** Start of Data extract **

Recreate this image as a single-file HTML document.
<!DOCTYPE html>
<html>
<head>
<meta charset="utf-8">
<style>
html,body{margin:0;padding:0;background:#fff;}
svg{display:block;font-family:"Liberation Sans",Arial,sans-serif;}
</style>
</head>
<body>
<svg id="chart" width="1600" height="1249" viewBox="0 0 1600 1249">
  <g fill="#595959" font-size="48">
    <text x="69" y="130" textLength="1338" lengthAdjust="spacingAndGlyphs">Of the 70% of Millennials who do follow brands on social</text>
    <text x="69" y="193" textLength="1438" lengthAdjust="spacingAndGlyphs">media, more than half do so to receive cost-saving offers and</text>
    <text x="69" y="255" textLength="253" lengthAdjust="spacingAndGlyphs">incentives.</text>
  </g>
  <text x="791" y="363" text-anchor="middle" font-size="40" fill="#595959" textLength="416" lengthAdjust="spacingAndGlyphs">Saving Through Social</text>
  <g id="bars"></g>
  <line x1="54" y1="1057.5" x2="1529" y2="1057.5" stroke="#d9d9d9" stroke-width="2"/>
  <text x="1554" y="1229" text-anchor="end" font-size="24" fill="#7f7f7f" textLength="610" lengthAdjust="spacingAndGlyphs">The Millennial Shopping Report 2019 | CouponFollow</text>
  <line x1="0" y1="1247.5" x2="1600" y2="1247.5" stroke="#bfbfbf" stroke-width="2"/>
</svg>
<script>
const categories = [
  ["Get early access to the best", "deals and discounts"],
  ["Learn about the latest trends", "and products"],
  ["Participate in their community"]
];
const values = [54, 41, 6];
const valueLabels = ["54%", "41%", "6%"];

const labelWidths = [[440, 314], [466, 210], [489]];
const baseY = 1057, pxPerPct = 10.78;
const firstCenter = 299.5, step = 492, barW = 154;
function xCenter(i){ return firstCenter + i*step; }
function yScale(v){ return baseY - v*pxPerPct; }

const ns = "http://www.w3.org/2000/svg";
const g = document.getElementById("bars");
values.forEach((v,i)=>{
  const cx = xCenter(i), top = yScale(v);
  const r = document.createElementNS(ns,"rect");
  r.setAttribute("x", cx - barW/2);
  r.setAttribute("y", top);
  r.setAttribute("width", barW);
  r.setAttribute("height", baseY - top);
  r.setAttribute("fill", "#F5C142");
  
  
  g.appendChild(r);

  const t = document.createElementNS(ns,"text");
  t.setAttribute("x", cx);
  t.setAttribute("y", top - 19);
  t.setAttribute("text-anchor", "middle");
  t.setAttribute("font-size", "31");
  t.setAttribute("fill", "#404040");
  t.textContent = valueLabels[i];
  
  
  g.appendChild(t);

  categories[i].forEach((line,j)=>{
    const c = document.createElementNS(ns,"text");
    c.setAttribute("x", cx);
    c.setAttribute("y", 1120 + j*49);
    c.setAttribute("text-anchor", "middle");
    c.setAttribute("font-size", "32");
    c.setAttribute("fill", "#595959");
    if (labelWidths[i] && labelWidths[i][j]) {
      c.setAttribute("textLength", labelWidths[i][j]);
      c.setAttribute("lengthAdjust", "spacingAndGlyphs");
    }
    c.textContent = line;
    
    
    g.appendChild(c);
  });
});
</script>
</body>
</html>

** End of Data extract **

__Short problem__:
Copy all of the data. Keep every word exactly as it is.

__Output for this task__:
Recreate this image as a single-file HTML document.
<!DOCTYPE html>
<html>
<head>
<meta charset="utf-8">
<style>
html,body{margin:0;padding:0;background:#fff;}
svg{display:block;font-family:"Liberation Sans",Arial,sans-serif;}
</style>
</head>
<body>
<svg id="chart" width="1600" height="1249" viewBox="0 0 1600 1249">
  <g fill="#595959" font-size="48">
    <text x="69" y="130" textLength="1338" lengthAdjust="spacingAndGlyphs">Of the 70% of Millennials who do follow brands on social</text>
    <text x="69" y="193" textLength="1438" lengthAdjust="spacingAndGlyphs">media, more than half do so to receive cost-saving offers and</text>
    <text x="69" y="255" textLength="253" lengthAdjust="spacingAndGlyphs">incentives.</text>
  </g>
  <text x="791" y="363" text-anchor="middle" font-size="40" fill="#595959" textLength="416" lengthAdjust="spacingAndGlyphs">Saving Through Social</text>
  <g id="bars"></g>
  <line x1="54" y1="1057.5" x2="1529" y2="1057.5" stroke="#d9d9d9" stroke-width="2"/>
  <text x="1554" y="1229" text-anchor="end" font-size="24" fill="#7f7f7f" textLength="610" lengthAdjust="spacingAndGlyphs">The Millennial Shopping Report 2019 | CouponFollow</text>
  <line x1="0" y1="1247.5" x2="1600" y2="1247.5" stroke="#bfbfbf" stroke-width="2"/>
</svg>
<script>
const categories = [
  ["Get early access to the best", "deals and discounts"],
  ["Learn about the latest trends", "and products"],
  ["Participate in their community"]
];
const values = [54, 41, 6];
const valueLabels = ["54%", "41%", "6%"];

const labelWidths = [[440, 314], [466, 210], [489]];
const baseY = 1057, pxPerPct = 10.78;
const firstCenter = 299.5, step = 492, barW = 154;
function xCenter(i){ return firstCenter + i*step; }
function yScale(v){ return baseY - v*pxPerPct; }

const ns = "http://www.w3.org/2000/svg";
const g = document.getElementById("bars");
values.forEach((v,i)=>{
  const cx = xCenter(i), top = yScale(v);
  const r = document.createElementNS(ns,"rect");
  r.setAttribute("x", cx - barW/2);
  r.setAttribute("y", top);
  r.setAttribute("width", barW);
  r.setAttribute("height", baseY - top);
  r.setAttribute("fill", "#F5C142");
  
  
  g.appendChild(r);

  const t = document.createElementNS(ns,"text");
  t.setAttribute("x", cx);
  t.setAttribute("y", top - 19);
  t.setAttribute("text-anchor", "middle");
  t.setAttribute("font-size", "31");
  t.setAttribute("fill", "#404040");
  t.textContent = valueLabels[i];
  
  
  g.appendChild(t);

  categories[i].forEach((line,j)=>{
    const c = document.createElementNS(ns,"text");
    c.setAttribute("x", cx);
    c.setAttribute("y", 1120 + j*49);
    c.setAttribute("text-anchor", "middle");
    c.setAttribute("font-size", "32");
    c.setAttribute("fill", "#595959");
    if (labelWidths[i] && labelWidths[i][j]) {
      c.setAttribute("textLength", labelWidths[i][j]);
      c.setAttribute("lengthAdjust", "spacingAndGlyphs");
    }
    c.textContent = line;
    
    
    g.appendChild(c);
  });
});
</script>
</body>
</html>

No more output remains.